Financial Highlights (Unaudited)
(Financial Statements and the Company’s Management Discussion and Analysis for the period can be obtained on the Company’s web site at www.andrewpeller.com)
|For the three and nine months ended December 31,||Three Months||Nine months|
|Gross margin (% of sales)||40.8%||41.7%||42.3%||41.4%|
|Selling and administrative expenses||27,780||25,384||81,377||68,933|
|Net unrealized loss (gain) on derivative financial instruments||1,478||(216)||511||(567)|
|Other expenses (income)||27||(4,092)||394||(3,877)|
|Adjusted net earnings||7,761||12,402||27,931||30,207|
|Earnings per share – Class A||$0.13||$0.33||$ 0.51||$0.76|
|Earnings per share – Class B||$0.11||$0.29||$ 0.44||$0.66|
|Adjusted earnings per share – Class A||$0.18||$0.29||$ 0.65||$0.72|
|Adjusted earnings per share – Class B||$0.16||$0.25||$ 0.56||$0.63|
|Dividend per share – Class A (annual)||$0.2050||$0.1800|
|Dividend per share – Class B (annual)||$0.1783||$0.1565|
|Cash provided by operations||32,365||18,510|
|(after changes in non-cash working capital items)|
|Shareholders’ equity per share||$5.36||$5.03|
About Andrew Peller Limited
Andrew Peller Limited is one of Canada’s leading producers and marketers of quality wines and craft spirits. The Company’s award-winning premium and ultra-premium VQA brands include Peller Estates, Peller Family Vineyards, Trius, Thirty Bench, Wayne Gretzky, Sandhill, Red Rooster, Black Hills Estate, Tinhorn Creek, Gray Monk Estates, Raven Conspiracy, and Conviction. Complementing these premium brands are a number of popularly priced varietal offerings, wine based liqueurs, craft ciders, and craft spirits. The Company owns and operates 101 well-positioned independent retail locations in Ontario under The Wine Shop, Wine Country Vintners, and Wine Country Merchants store names. The Company also operates Andrew Peller Import Agency and The Small Winemaker’s Collection Inc., importers and marketing agents of premium wines from around the world. With a focus on serving the needs of all wine consumers, the Company produces and markets premium personal winemaking products through its wholly-owned subsidiary, Global Vintners Inc. (“GVI”), the recognized leader in personal winemaking products. More information about the Company can be found at www.andrewpeller.com.

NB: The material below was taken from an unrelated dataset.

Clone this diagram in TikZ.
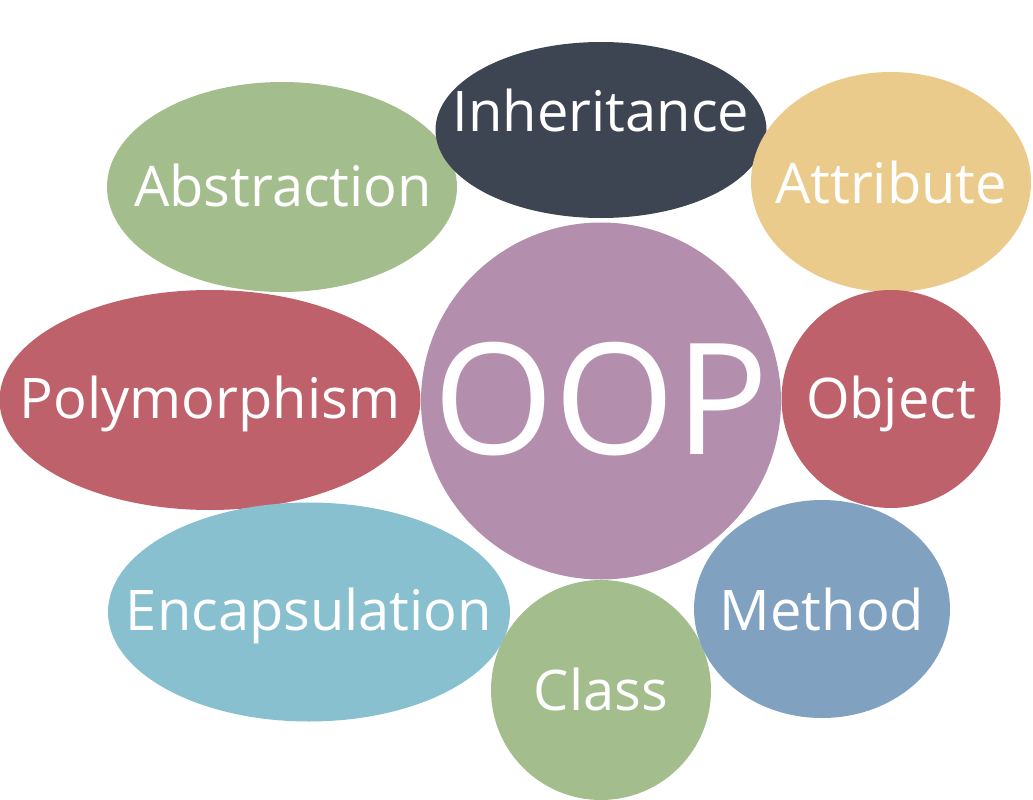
\documentclass[tikz,border=0pt]{standalone}
\usepackage{fontspec}
\setmainfont{Open Sans}
\usepackage{xcolor}
\usepackage{tikz}
\usetikzlibrary{shapes.geometric}

\definecolor{nordDark}{HTML}{3D4452}
\definecolor{nordGreen}{HTML}{A3BE8C}
\definecolor{nordYellow}{HTML}{EBCB8B}
\definecolor{nordRed}{HTML}{BF616A}
\definecolor{nordPurple}{HTML}{B48EAD}
\definecolor{nordCyan}{HTML}{88C0D0}
\definecolor{nordBlue}{HTML}{81A1C1}

\tikzset{
    bubble/.style={ellipse, inner sep=0pt, draw=none},
    word/.style={text=white, inner sep=0pt, text height=40pt, text depth=0pt,
        font=\fontsize{56}{60}\selectfont}
}

\begin{document}
\begin{tikzpicture}[x=1pt, y=-1pt]
    \useasboundingbox (0,0) rectangle (1033,800);
    % outer bubbles
    \node[bubble, fill=nordGreen, minimum width=350, minimum height=210] (abstr) at (282,187) {};
    \node[bubble, fill=nordDark, minimum width=331, minimum height=176] (inher) at (601,130) {};
    \node[bubble, fill=nordYellow, minimum width=280, minimum height=220] (attr) at (891,182) {};
    \node[bubble, fill=nordRed, minimum width=421, minimum height=220] (poly) at (210,400) {};
    \node[bubble, fill=nordRed, minimum width=219, minimum height=218] (obj) at (891,399) {};
    \node[bubble, fill=nordCyan, minimum width=402, minimum height=219] (encap) at (309,612) {};
    \node[bubble, fill=nordGreen, minimum width=220, minimum height=220] (cls) at (601,690) {};
    \node[bubble, fill=nordBlue, minimum width=256, minimum height=218] (meth) at (822,609) {};
    % centre
    \node[bubble, fill=nordPurple, minimum width=360, minimum height=357] (oop) at (601,401) {};

    \node[word] (abstrT) at (283,186) {Abstraction};
    \node[word] (inherT) at (601,111) {Inheritance};
    \node[word] (attrT) at (891,183) {Attribute};
    \node[word] (polyT) at (210,398) {Polymorphism};
    \node[word] (objT) at (891,398) {Object};
    \node[word] (encapT) at (309,610) {Encapsulation};
    \node[word] (clsT) at (601,690) {Class};
    \node[word] (methT) at (822,610) {Method};
    \node[word, text height=110pt, font=\fontsize{155}{160}\selectfont] (oopT) at (601,399) {OOP};
\end{tikzpicture}
\end{document}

The Company utilizes EBITA (defined as earnings before interest, amortization, net unrealized gains and losses on derivative financial instruments, other (income) expenses, and income taxes) and Adjusted EBITA (defined as EBITA before non-recurring expenses such as acquisition transaction and transition costs) to measure its financial performance. EBITA and Adjusted EBITA are not recognized measures under IFRS. Management believes that EBITA and Adjusted EBITA are useful supplemental measures to net earnings, as these measures provide readers with an indication of earnings available for investment prior to debt service, capital expenditures, and income taxes, as well as provide an indication of recurring earnings compared to prior periods. Readers are cautioned that EBITA and Adjusted EBITA should not be construed as an alternative to net earnings determined in accordance with IFRS as indicators of the Company’s performance or to cash flows from operating, investing, and financing activities as a measure of liquidity and cash flows. The Company also utilizes gross margin (defined as sales less cost of goods sold, excluding amortization) and adjusted earnings. The Company’s method of calculating EBITA, Adjusted EBITA, gross margin, and adjusted earnings may differ from the methods used by other companies and, accordingly, may not be comparable to measures used by other companies.
Andrew Peller Limited common shares trade on the Toronto Stock Exchange (symbols ADW.A and ADW.B).
Certain statements in this news release may contain “forward-looking statements” within the meaning of applicable securities laws, including the “safe harbour provision” of the Securities Act (Ontario) with respect to Andrew Peller Limited and its subsidiaries. Such statements include, but are not limited to, statements about the growth of the business in light of the Company’s recent acquisitions; its launch of new premium wines and spirits; sales trends in foreign markets; its supply of domestically grown grapes; and current economic conditions. These statements are subject to certain risks, assumptions, and uncertainties that could cause actual results to differ materially from those included in the forward-looking statements. The words “believe”, “plan”, “intend”, “estimate”, “expect”, or “anticipate” and similar expressions, as well as future or conditional verbs such as “will”, “should”, “would”, and “could” often identify forward-looking statements. We have based these forward-looking statements on our current views with respect to future events and financial performance. With respect to forward-looking statements contained in this news release, the Company has made assumptions and applied certain factors regarding, among other things: future grape, glass bottle, and wine and spirits prices; its ability to obtain grapes, imported wine, glass, and other raw materials; fluctuations in foreign currency exchange rates; its ability to market products successfully to its anticipated customers; the trade balance within the domestic Canadian and international wine markets; market trends; reliance on key personnel; protection of its intellectual property rights; the economic environment; the regulatory requirements regarding producing, marketing, advertising, and labeling its products; the regulation of liquor distribution and retailing in Ontario; and the impact of increasing competition.
These forward-looking statements are also subject to the risks and uncertainties discussed in this news release, in the “Risks and Uncertainties” section and elsewhere in the Company’s MD&A and other risks detailed from time to time in the publicly filed disclosure documents of Andrew Peller Limited which are available at www.sedar.com. Forward-looking statements are not guarantees of future performance and involve risks, uncertainties, and assumptions which could cause actual results to differ materially from those conclusions, forecasts, or projections anticipated in these forward-looking statements. Because of these risks, uncertainties and assumptions, you should not place undue reliance on these forward-looking statements. The Company’s forward-looking statements are made only as of the date of this news release, and except as required by applicable law, the Company undertakes no obligation to update or revise these forward-looking statements to reflect new information, future events or circumstances or otherwise.